Online course listings a small inconvenience

James Ahrens

Washburn course listings are no longer printed on paper, and many students on campus find themselves in a love/hate relationship with the new, online-only approach to enrollment.

Some seniors who have already gone through the enrollment process are voicing their opinions. Senior Billie-Jean Bergmann said she appreciates the cost-efficiency of putting the course listing online, but she misses the printed books.

“Having the booklet in front of me is more convenient,” said Bergmann.

Bergmann said the “green” aspect of the online course listing is apparent, and she said she uses the university’s online services for more than enrollment. For instance, she is enrolled in an online course. But she finds the physical enrollment books more convenient.

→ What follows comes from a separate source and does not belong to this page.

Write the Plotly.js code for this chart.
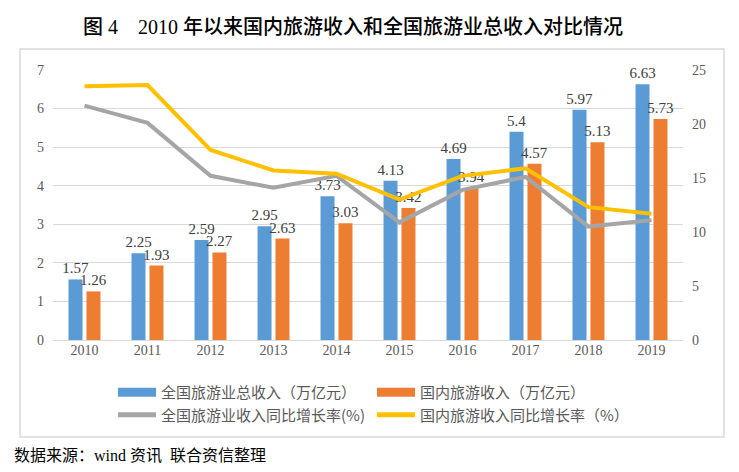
<!DOCTYPE html>
<html>
<head>
<meta charset="utf-8">
<script src="https://cdn.plot.ly/plotly-3.0.1.min.js"></script>
<style>html,body{margin:0;padding:0;background:#fff;}#chart{width:739px;height:472px;}</style>
</head>
<body>
<div id="chart"></div>
<script>
var years = ['2010','2011','2012','2013','2014','2015','2016','2017','2018','2019'];
var totalRevenue = [1.57, 2.25, 2.59, 2.95, 3.73, 4.13, 4.69, 5.4, 5.97, 6.63];
var domesticRevenue = [1.26, 1.93, 2.27, 2.63, 3.03, 3.42, 3.94, 4.57, 5.13, 5.73];
var totalGrowth = [21.7, 20.1, 15.2, 14.1, 15.2, 10.9, 13.9, 15.1, 10.5, 11.1];
var domesticGrowth = [23.5, 23.6, 17.6, 15.7, 15.4, 13.0, 15.2, 15.9, 12.3, 11.7];
var labelTotal = ['1.57','2.25','2.59','2.95','3.73','4.13','4.69','5.4','5.97','6.63'];
var labelDomestic = ['1.26','1.93','2.27','2.63','3.03','3.42','3.94','4.57','5.13','5.73'];
var names = ['全国旅游业总收入（万亿元）','国内旅游收入（万亿元）','全国旅游业收入同比增长率(%)','国内旅游收入同比增长率（%）'];

var C_BLUE = '#5B9BD5', C_ORANGE = '#ED7D31', C_GRAY = '#A5A5A5', C_YELLOW = '#FFC000';
var serif = 'Liberation Serif, Times New Roman, serif';
var cjk = 'Noto Sans CJK SC, sans-serif';
var labelFont = {family: serif, size: 15, color: '#404040'};

var traces = [
  {type:'bar', x: years, y: totalRevenue, name: names[0], marker:{color:C_BLUE}, text: labelTotal,
   textposition:'outside', textfont: labelFont, constraintext:'none', cliponaxis:false, showlegend:false, hoverinfo:'skip'},
  {type:'bar', x: years, y: domesticRevenue, name: names[1], marker:{color:C_ORANGE}, text: labelDomestic,
   textposition:'outside', textfont: labelFont, constraintext:'none', cliponaxis:false, showlegend:false, hoverinfo:'skip'},
  {type:'scatter', mode:'lines', x: years, y: totalGrowth, yaxis:'y2', name: names[2], line:{color:C_GRAY, width:4}, showlegend:false},
  {type:'scatter', mode:'lines', x: years, y: domesticGrowth, yaxis:'y2', name: names[3], line:{color:C_YELLOW, width:4}, showlegend:false},
  // legend entries
  {type:'scatter', mode:'lines', x:[null], y:[null], name: names[0], line:{color:C_BLUE, width:9}},
  {type:'scatter', mode:'lines', x:[null], y:[null], name: names[1], line:{color:C_ORANGE, width:9}},
  {type:'scatter', mode:'lines', x:[null], y:[null], name: names[2], line:{color:C_GRAY, width:5}},
  {type:'scatter', mode:'lines', x:[null], y:[null], name: names[3], line:{color:C_YELLOW, width:5}}
];

var L = 53, R = 683, T = 70, B = 340, W = 739, H = 472;
var pw = R - L, ph = B - T;
function px(x){ return (x - L) / pw; }
function py(y){ return (B - y) / ph; }

var layout = {
  width: W, height: H,
  margin: {l: L, r: W - R, t: T, b: H - B, pad: 0},
  paper_bgcolor: '#fff', plot_bgcolor: '#fff',
  title: {text: '图 4　2010 年以来国内旅游收入和全国旅游业总收入对比情况', font:{family: 'Liberation Serif, Noto Sans CJK SC, serif', size: 20, color:'#000', weight: 500},
          x: 352 / W, xanchor:'center', y: 1 - 27 / H, yanchor:'middle', xref:'paper', yref:'container'},
  barmode: 'group', bargap: 0.43, bargroupgap: 0.22,
  xaxis: {type:'category', tickfont:{family: serif, size: 14, color:'#595959'}, showline:false, showgrid:false, ticks:'', fixedrange:true},
  yaxis: {range:[0,7], dtick:1, tick0:0, showgrid:true, gridcolor:'#D9D9D9', gridwidth:1, zeroline:true, zerolinecolor:'#D9D9D9',
          tickfont:{family: serif, size: 14, color:'#595959'}, ticks:'', showline:false, ticklabelstandoff: 8},
  yaxis2: {range:[0,25], dtick:5, tick0:0, overlaying:'y', side:'right', showgrid:false, zeroline:false,
           tickfont:{family: serif, size: 14, color:'#595959'}, ticks:'', showline:false, ticklabelstandoff: 8},
  showlegend: true,
  legend: {orientation:'h', x: px(113), xanchor:'left', y: py(376), yanchor:'top', traceorder:'normal',
           font:{family: cjk, size: 15, color:'#595959'}, itemwidth: 38, entrywidth: 206, entrywidthmode:'pixels',
           bgcolor:'rgba(0,0,0,0)', tracegroupgap: 0, itemclick:false},
  shapes: [
    {type:'rect', xref:'paper', yref:'paper', x0: px(20), x1: px(724), y0: py(437), y1: py(49), line:{color:'#D9D9D9', width:1.5}, fillcolor:'rgba(0,0,0,0)', layer:'below'}
  ],
  annotations: [
    {xref:'paper', yref:'paper', x: px(12), y: py(455), xanchor:'left', yanchor:'middle', showarrow:false,
     text:'数据来源：wind 资讯  联合资信整理', font:{family: 'Liberation Serif, Noto Sans CJK SC, serif', size: 16, color:'#000'}}
  ]
};

Plotly.newPlot('chart', traces, layout, {displayModeBar:false, staticPlot:true});
</script>
</body>
</html>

“[The online course] helps distribute the weight [of taking classes],” said Bergmann. “It was difficult for me to find courses that I needed for my general education requirements [in the online catalog],”

Bergmann, who is also the executive director for the Campus Activities Board, has a busy schedule, and this was another reason she wanted the printed booklet.

However, Dana Sanchez, senior, enrolled online and thought it was easier for the most part.

“This is the first semester [it] seemed that everything was clear-cut and to the point,” said Sanchez. “It also helped that I knew what I needed to enroll in.”

She said that although she wasn’t used to online enrollment, she thought it worked out for the best. Like Bergmann, she said she understood how cost efficiency is important, and she knew the updated enrollment process would enable this.

Unfortunately, questions have arisen regarding the connection between the new system of online enrollment and the drop in student enrollment, the average number of hours that students are taking, and the link between students who take online courses as opposed to class lectures.

“Whether it’s a disadvantage or not, I don’t think so,” said Maria Raicheva-Stover, mass media professor.

She said students and professors must take the initiative and visit the my.washburn site to download the .pdf file or view the file on-screen.

Stover said she is in favor of the cost-saving methods the university is taking.

Several possible benefits of the new system include no longer having to keep track of physical paper copies around the office and no longer worrying about spilling coffee on them. For some people, this already makes the online system seem like a positive alternative.

Students can find the online course listing under the ‘students’ tab of their my.washburn account. The link for registering, adding or dropping courses can be found directly below the course list link.